Delia decide di non sposarsi e di trascorrere il resto della vita ad
assistere prima la sorella Norina, ossessionata dalla paura dei microbi («se
riceve la visita di un ospite che le sembra in cattiva salute — scrive la madre
nel suo diario custodito all’archivio della Fondazione Whitaker — fa pulire le
posate con lo spirito, oltre che con il detersivo e si lava con molta cura le
mani che ha dovuto offrire al bacio dei suoi ospiti»), cagionevole nella salute
e psicologicamente molto fragile.
« L’estenuante battaglia della madre — spiega Giovanna Fiume — per un
marito ideale per Norina può aver procurato un senso di inferiorità alla figlia
minore che si sarà persuasa nell’intimo che non si sarebbe sposata mai, come
dice ai suoi innamorati, forse pensando che nessuno in realtà la poteva amare
per il suo valore, poiché lei stessa se ne attribuiva punto o poco».
Il bridge, i tè, i concerti, l’abbigliamento, le sontuose colazioni, il
tennis, il maneggio e la vela: da tutto questo prende le distanze Pip, per
temperamento più vicino a Delia, ma, anche se distaccato dai "noiosi"
affari di famiglia, è pur sempre il padre di due fanciulle molto ambite.
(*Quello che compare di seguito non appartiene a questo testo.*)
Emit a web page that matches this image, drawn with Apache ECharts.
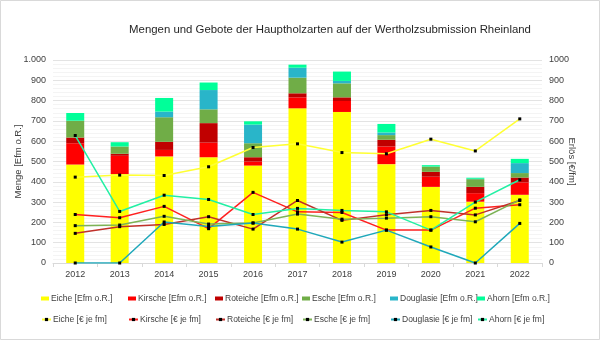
<!DOCTYPE html>
<html><head><meta charset="utf-8">
<script src="https://cdn.jsdelivr.net/npm/echarts@6/dist/echarts.min.js"></script>
<style>html,body{margin:0;padding:0;background:#fff}#c{width:600px;height:340px}</style>
</head><body><div id="c"></div>
<script>
const years = ['2012','2013','2014','2015','2016','2017','2018','2019','2020','2021','2022'];
// Mengen [Efm o.R.]
const eicheM    = [485, 438, 525, 521, 480, 762, 744, 487, 375, 302, 336];
const kirscheM  = [105,  90,  32,  72,  20,  54,  54,  87,  50,  42,  61];
const roteicheM = [ 28,  10,  40,  96,  21,  20,  18,  33,  24,  31,  24];
const escheM    = [ 83,  36, 121,  68,  69,  77,  69,  23,  26,  38,  22];
const douglM    = [  0,   0,  28,  95,  92,  49,  12,  13,   0,   2,  49];
const ahornM    = [ 38,  21,  67,  37,  16,  15,  46,  42,   7,   5,  21];
// Erlöse [€ je fm]
const eicheP    = [423, 433, 431, 474, 569, 587, 544, 538, 610, 552, 710];
const kirscheP  = [239, 223, 279, 169, 348, 252, 249, 162, 162, 270, 287];
const roteicheP = [146, 179, 190, 228, 167, 308, 210, 238, 259, 237, 308];
const escheP    = [184, 187, 230, 192, 197, 241, 216, 221, 228, 203, 311];
const douglP    = [  0,   0, 202, 180, 197, 167, 103, 162,  79,   0, 195];
const ahornP    = [628, 254, 334, 313, 239, 269, 259, 252, 162, 300, 410];
const yTicksLeft  = ['0','100','200','300','400','500','600','700','800','900','1.000'];
const yTicksRight = ['0','100','200','300','400','500','600','700','800','900','1000'];

const FONT = '"Liberation Sans", Arial, sans-serif';
const TXT = '#404040';

const barDefs = [
  ['Eiche [Efm o.R.]', eicheM, '#FFFF00'],
  ['Kirsche [Efm o.R.]', kirscheM, '#FF0000'],
  ['Roteiche [Efm o.R.]', roteicheM, '#C00000'],
  ['Esche [Efm o.R.]', escheM, '#70AD47'],
  ['Douglasie [Efm o.R.]', douglM, '#29B5C9'],
  ['Ahorn [Efm o.R.]', ahornM, '#00FF99']
];
const lineDefs = [
  ['Eiche [€ je fm]', eicheP, '#FFFF33'],
  ['Kirsche [€ je fm]', kirscheP, '#FF2020'],
  ['Roteiche [€ je fm]', roteicheP, '#C0302A'],
  ['Esche [€ je fm]', escheP, '#7DB356'],
  ['Douglasie [€ je fm]', douglP, '#1FA8BA'],
  ['Ahorn [€ je fm]', ahornP, '#22F0A4']
];

const series = [];
barDefs.forEach(d => series.push({
  name: d[0], type: 'bar', stack: 'm', data: d[1], barWidth: 18,
  itemStyle: {color: d[2]}, yAxisIndex: 0
}));
lineDefs.forEach(d => series.push({
  name: d[0], type: 'line', data: d[1], yAxisIndex: 1,
  lineStyle: {color: d[2], width: 1.5}, itemStyle: {color: '#000', borderWidth: 0},
  symbol: 'rect', symbolSize: 3, showSymbol: true, z: 5
}));

const legendX = [36, 123, 210, 297, 385, 472];
const legends = [];
barDefs.forEach((d, i) => legends.push({
  left: legendX[i], top: 289, itemWidth: 8, itemHeight: 4, icon: 'rect',
  textStyle: {fontFamily: FONT, fontSize: 8.5, color: TXT, padding: [0,0,0,-3]},
  data: [d[0]]
}));
lineDefs.forEach((d, i) => legends.push({
  left: legendX[i], top: 310, itemWidth: 9, itemHeight: 4,
  textStyle: {fontFamily: FONT, fontSize: 8.5, color: TXT, padding: [0,0,0,-3]},
  data: [d[0]]
}));

const chart = echarts.init(document.getElementById('c'), null, {renderer: 'canvas'});
chart.setOption({
  animation: false,
  backgroundColor: '#fff',
  title: {
    text: 'Mengen und Gebote der Hauptholzarten auf der Wertholzsubmission Rheinland',
    left: 325, top: 19, textAlign: 'center',
    textStyle: {fontFamily: FONT, fontSize: 11.4, fontWeight: 'normal', color: '#262626'}
  },
  graphic: [{type: 'rect', shape: {x: 0.5, y: 0.5, width: 599, height: 339},
    style: {fill: 'none', stroke: '#d9d9d9', lineWidth: 1}, silent: true}],
  grid: {left: 53, right: 58, top: 60, bottom: 77, outerBoundsMode: 'none', containLabel: false},
  legend: legends,
  xAxis: {
    type: 'category', data: years, boundaryGap: true,
    axisLine: {lineStyle: {color: '#d9d9d9'}},
    axisTick: {show: true, length: 4, lineStyle: {color: '#d9d9d9'}},
    axisLabel: {fontFamily: FONT, fontSize: 9, color: TXT, margin: 7}
  },
  yAxis: [{
    type: 'value', min: 0, max: 1000, interval: 100, position: 'left',
    name: 'Menge [Efm o.R.]', nameLocation: 'middle', nameGap: 30, nameRotate: 90,
    nameMoveOverlap: false,
    nameTextStyle: {fontFamily: FONT, fontSize: 9.5, color: TXT},
    axisLine: {show: false}, axisTick: {show: false},
    axisLabel: {fontFamily: FONT, fontSize: 9, color: TXT, margin: 7,
      formatter: (v) => yTicksLeft[Math.round(v / 100)]},
    splitLine: {lineStyle: {color: '#e3e3e3', width: 1}},
    minorTick: {show: false, splitNumber: 5},
    minorSplitLine: {show: true, lineStyle: {color: '#f4f4f4', width: 1}}
  }, {
    type: 'value', min: 0, max: 1000, interval: 100, position: 'right',
    name: 'Erlös [€/fm]', nameLocation: 'middle', nameGap: 25, nameRotate: -90,
    nameMoveOverlap: false,
    nameTextStyle: {fontFamily: FONT, fontSize: 9.5, color: TXT},
    axisLine: {show: false}, axisTick: {show: false},
    axisLabel: {fontFamily: FONT, fontSize: 9, color: TXT, margin: 7,
      formatter: (v) => yTicksRight[Math.round(v / 100)]},
    splitLine: {show: false}
  }],
  series: series
});
</script></body></html>
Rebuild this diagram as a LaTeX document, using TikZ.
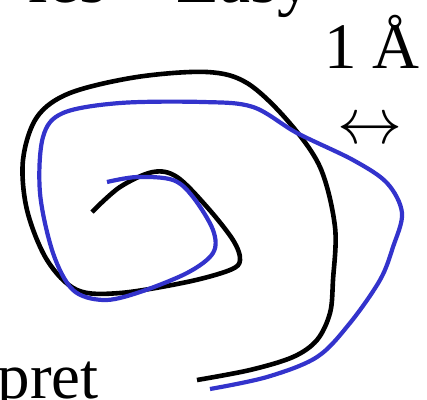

Motivo
per il quale nutriva insieme alla moglie una certa avversione verso un matrimonio
ispirato da motivi di interesse. «L’altro giorno Peppino — scrive il 20 aprile
1904 Tina nel suo diario riportato dalla Fiume nella relazione — è stato
informato che un signore di Catania desiderava vederlo; e poiché a volte da
Catania gli portano uccelli rari, ne ha immediatamente concluso che la visita
doveva aver a che fare con il suo hobby favorito e ha fatto accomodare
senz’altro lo sconosciuto nel museo. L’uomo si è schiarito la voce e con tono
imbarazzato ha detto: " Vengo da parte di mio cugino, il principe di
Grimaldi, che ha un figlio, al quale darebbe quattro milioni se facesse un
matrimonio come si deve. E poiché sappiamo che lei ha due belle figlie…"
Pip è rimasto di stucco: nessun uccello raro, ma anzi gli è toccato spiegare
che, in Inghilterra non si ha l’abitudine di vendere le proprie figlie».